» **EXERCISE INSTRUCTIONS**
Go through the records below from the first line and print each one exactly, stopping after the line that contains "from matplotlib.lines import Line2D". Do not print pictures or anything past that line.

+ + +

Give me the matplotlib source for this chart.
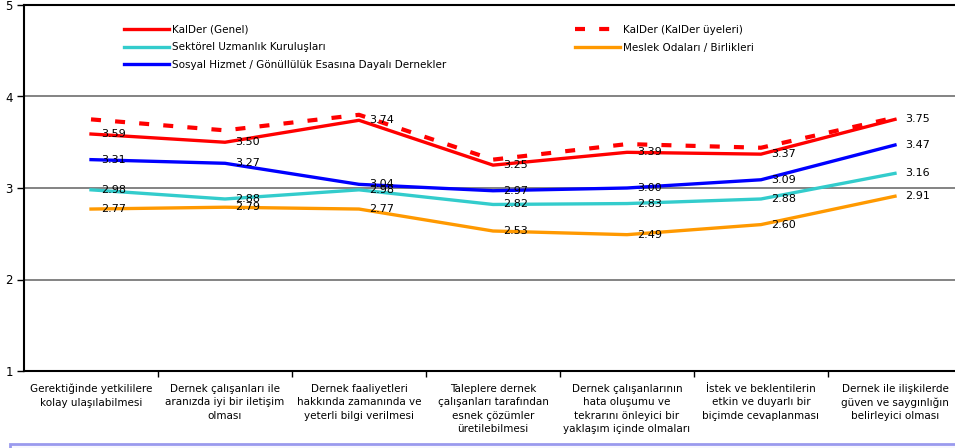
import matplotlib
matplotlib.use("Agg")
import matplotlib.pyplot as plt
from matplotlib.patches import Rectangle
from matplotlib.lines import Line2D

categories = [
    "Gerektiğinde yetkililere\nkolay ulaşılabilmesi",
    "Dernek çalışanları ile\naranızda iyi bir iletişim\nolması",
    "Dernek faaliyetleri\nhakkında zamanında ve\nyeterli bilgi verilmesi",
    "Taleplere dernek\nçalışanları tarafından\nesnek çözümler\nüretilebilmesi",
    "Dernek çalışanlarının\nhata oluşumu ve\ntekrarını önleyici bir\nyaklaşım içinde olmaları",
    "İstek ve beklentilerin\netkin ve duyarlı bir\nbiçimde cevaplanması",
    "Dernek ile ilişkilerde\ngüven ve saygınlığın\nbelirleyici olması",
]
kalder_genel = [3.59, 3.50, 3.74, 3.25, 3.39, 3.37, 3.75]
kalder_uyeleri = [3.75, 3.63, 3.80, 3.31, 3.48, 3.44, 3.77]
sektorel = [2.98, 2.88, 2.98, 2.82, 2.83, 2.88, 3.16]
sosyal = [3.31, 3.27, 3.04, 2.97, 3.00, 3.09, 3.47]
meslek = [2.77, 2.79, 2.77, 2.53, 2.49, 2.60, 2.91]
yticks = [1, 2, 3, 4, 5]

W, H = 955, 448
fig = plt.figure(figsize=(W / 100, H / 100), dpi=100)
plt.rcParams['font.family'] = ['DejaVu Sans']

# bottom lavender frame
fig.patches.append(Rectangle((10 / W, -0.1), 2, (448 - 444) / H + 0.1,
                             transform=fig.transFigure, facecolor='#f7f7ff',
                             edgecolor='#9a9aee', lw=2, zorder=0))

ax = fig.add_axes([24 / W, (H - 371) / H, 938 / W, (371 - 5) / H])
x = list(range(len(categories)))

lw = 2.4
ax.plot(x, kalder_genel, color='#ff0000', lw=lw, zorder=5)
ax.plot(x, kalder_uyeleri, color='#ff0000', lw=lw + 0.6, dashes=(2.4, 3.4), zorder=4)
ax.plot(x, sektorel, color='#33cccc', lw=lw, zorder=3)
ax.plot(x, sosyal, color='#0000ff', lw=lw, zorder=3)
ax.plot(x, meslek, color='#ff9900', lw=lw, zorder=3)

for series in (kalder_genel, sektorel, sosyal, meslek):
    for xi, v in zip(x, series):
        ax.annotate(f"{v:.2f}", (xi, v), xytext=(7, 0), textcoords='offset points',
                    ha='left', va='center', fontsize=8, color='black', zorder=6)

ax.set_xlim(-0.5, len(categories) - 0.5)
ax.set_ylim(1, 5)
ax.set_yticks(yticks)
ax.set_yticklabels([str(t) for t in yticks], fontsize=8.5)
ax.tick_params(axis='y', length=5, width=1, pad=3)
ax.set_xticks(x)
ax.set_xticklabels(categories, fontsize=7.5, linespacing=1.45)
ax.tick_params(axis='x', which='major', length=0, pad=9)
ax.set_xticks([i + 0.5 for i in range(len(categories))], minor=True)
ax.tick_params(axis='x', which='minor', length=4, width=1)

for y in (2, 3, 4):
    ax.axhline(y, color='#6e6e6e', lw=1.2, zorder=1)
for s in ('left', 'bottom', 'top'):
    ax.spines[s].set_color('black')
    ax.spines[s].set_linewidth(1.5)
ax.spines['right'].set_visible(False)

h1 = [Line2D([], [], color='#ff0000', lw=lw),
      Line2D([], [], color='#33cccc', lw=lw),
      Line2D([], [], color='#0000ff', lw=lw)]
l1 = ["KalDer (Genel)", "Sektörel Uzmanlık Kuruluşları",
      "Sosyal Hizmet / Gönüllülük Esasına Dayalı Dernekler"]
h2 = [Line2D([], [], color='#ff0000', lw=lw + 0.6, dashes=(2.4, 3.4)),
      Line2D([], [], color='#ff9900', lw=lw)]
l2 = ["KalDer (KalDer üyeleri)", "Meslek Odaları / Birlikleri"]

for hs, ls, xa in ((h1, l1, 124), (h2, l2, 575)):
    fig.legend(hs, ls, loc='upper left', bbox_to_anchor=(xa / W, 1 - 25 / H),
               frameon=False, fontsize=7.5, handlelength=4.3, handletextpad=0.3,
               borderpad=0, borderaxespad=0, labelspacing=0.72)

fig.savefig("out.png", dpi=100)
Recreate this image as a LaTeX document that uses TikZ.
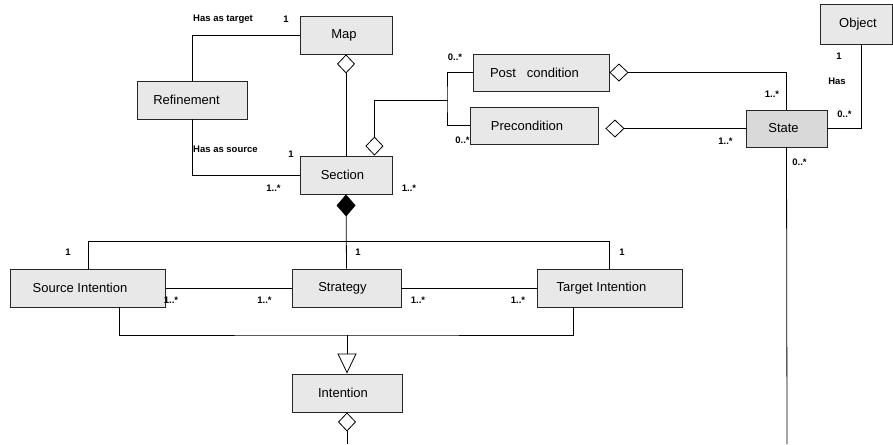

+ + +

» **SOLUTION TO THE PROBLEM**
Give me the matplotlib source for this chart.
import matplotlib
matplotlib.use("Agg")
import matplotlib.pyplot as plt
from matplotlib.patches import Rectangle
from matplotlib.lines import Line2D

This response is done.